### Given task
Write the lines out again, from the top of the material to the line containing "node[mdsub, pos=0.291, yshift=0.36cm]", pictures excluded.

________________

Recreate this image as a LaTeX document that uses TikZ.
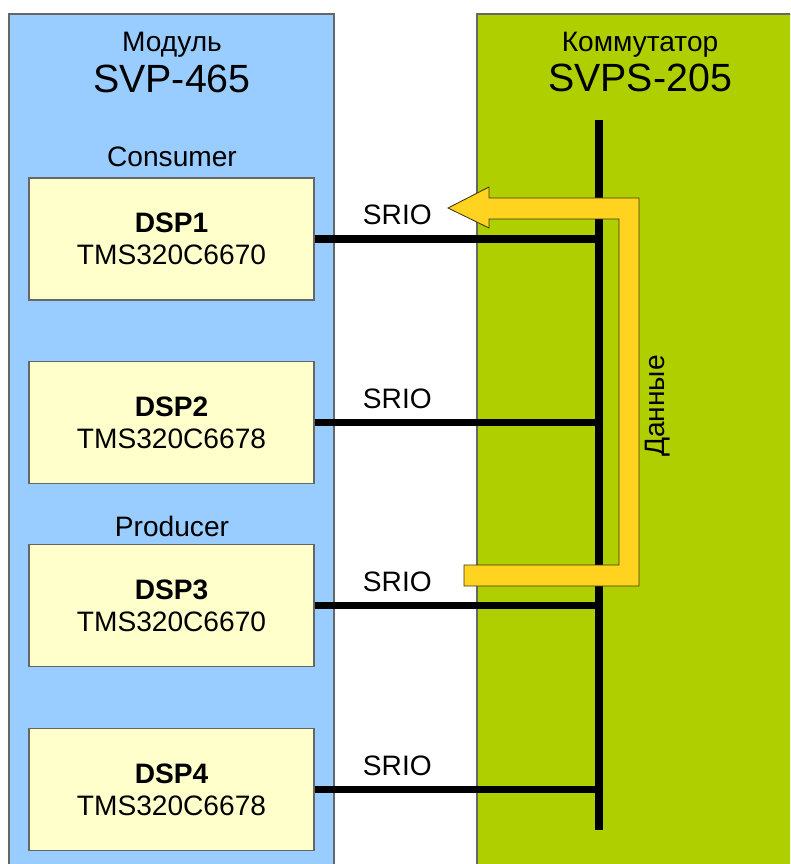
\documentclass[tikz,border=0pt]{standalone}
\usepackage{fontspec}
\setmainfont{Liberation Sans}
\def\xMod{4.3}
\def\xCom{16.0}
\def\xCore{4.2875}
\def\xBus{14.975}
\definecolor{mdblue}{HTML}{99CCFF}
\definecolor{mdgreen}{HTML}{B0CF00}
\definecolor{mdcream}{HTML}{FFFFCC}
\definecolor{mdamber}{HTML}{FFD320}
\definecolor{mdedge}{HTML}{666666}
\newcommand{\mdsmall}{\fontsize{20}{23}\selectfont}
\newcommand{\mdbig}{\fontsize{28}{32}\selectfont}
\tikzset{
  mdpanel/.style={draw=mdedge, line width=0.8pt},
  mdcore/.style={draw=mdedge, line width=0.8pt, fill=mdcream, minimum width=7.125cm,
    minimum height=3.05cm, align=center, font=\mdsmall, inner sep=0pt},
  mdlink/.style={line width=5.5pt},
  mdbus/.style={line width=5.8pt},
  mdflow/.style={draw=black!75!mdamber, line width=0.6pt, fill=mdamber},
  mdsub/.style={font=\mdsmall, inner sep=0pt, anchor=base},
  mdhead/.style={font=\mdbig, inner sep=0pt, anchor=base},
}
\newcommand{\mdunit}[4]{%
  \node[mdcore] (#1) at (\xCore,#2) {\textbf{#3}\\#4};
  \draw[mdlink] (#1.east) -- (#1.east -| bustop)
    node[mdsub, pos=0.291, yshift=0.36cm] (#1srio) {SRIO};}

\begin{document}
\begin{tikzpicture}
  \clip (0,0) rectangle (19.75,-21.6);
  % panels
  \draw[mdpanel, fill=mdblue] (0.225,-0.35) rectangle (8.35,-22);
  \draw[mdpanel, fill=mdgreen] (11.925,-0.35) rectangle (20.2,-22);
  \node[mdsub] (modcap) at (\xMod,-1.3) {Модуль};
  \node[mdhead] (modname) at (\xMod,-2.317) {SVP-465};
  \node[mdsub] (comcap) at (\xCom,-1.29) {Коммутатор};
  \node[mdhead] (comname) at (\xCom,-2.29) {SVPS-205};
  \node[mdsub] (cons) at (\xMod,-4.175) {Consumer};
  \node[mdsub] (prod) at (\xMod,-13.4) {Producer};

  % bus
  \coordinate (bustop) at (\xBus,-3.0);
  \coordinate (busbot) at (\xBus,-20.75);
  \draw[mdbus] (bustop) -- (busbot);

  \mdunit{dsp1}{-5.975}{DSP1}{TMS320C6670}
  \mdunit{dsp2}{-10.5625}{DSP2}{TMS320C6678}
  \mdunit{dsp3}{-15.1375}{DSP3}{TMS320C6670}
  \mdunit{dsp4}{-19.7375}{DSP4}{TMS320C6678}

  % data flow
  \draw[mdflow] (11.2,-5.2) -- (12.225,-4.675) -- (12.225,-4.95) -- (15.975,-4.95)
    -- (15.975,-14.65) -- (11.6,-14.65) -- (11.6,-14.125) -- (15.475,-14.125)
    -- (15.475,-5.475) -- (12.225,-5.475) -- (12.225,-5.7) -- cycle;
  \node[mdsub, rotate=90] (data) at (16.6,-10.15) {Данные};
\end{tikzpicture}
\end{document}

________________

### Right answer
Recreate this image as a LaTeX document that uses TikZ.
\documentclass[tikz,border=0pt]{standalone}
\usepackage{fontspec}
\setmainfont{Liberation Sans}
\def\xMod{4.3}
\def\xCom{16.0}
\def\xCore{4.2875}
\def\xBus{14.975}
\definecolor{mdblue}{HTML}{99CCFF}
\definecolor{mdgreen}{HTML}{B0CF00}
\definecolor{mdcream}{HTML}{FFFFCC}
\definecolor{mdamber}{HTML}{FFD320}
\definecolor{mdedge}{HTML}{666666}
\newcommand{\mdsmall}{\fontsize{20}{23}\selectfont}
\newcommand{\mdbig}{\fontsize{28}{32}\selectfont}
\tikzset{
  mdpanel/.style={draw=mdedge, line width=0.8pt},
  mdcore/.style={draw=mdedge, line width=0.8pt, fill=mdcream, minimum width=7.125cm,
    minimum height=3.05cm, align=center, font=\mdsmall, inner sep=0pt},
  mdlink/.style={line width=5.5pt},
  mdbus/.style={line width=5.8pt},
  mdflow/.style={draw=black!75!mdamber, line width=0.6pt, fill=mdamber},
  mdsub/.style={font=\mdsmall, inner sep=0pt, anchor=base},
  mdhead/.style={font=\mdbig, inner sep=0pt, anchor=base},
}
\newcommand{\mdunit}[4]{%
  \node[mdcore] (#1) at (\xCore,#2) {\textbf{#3}\\#4};
  \draw[mdlink] (#1.east) -- (#1.east -| bustop)
    node[mdsub, pos=0.291, yshift=0.36cm] (#1srio) {SRIO};}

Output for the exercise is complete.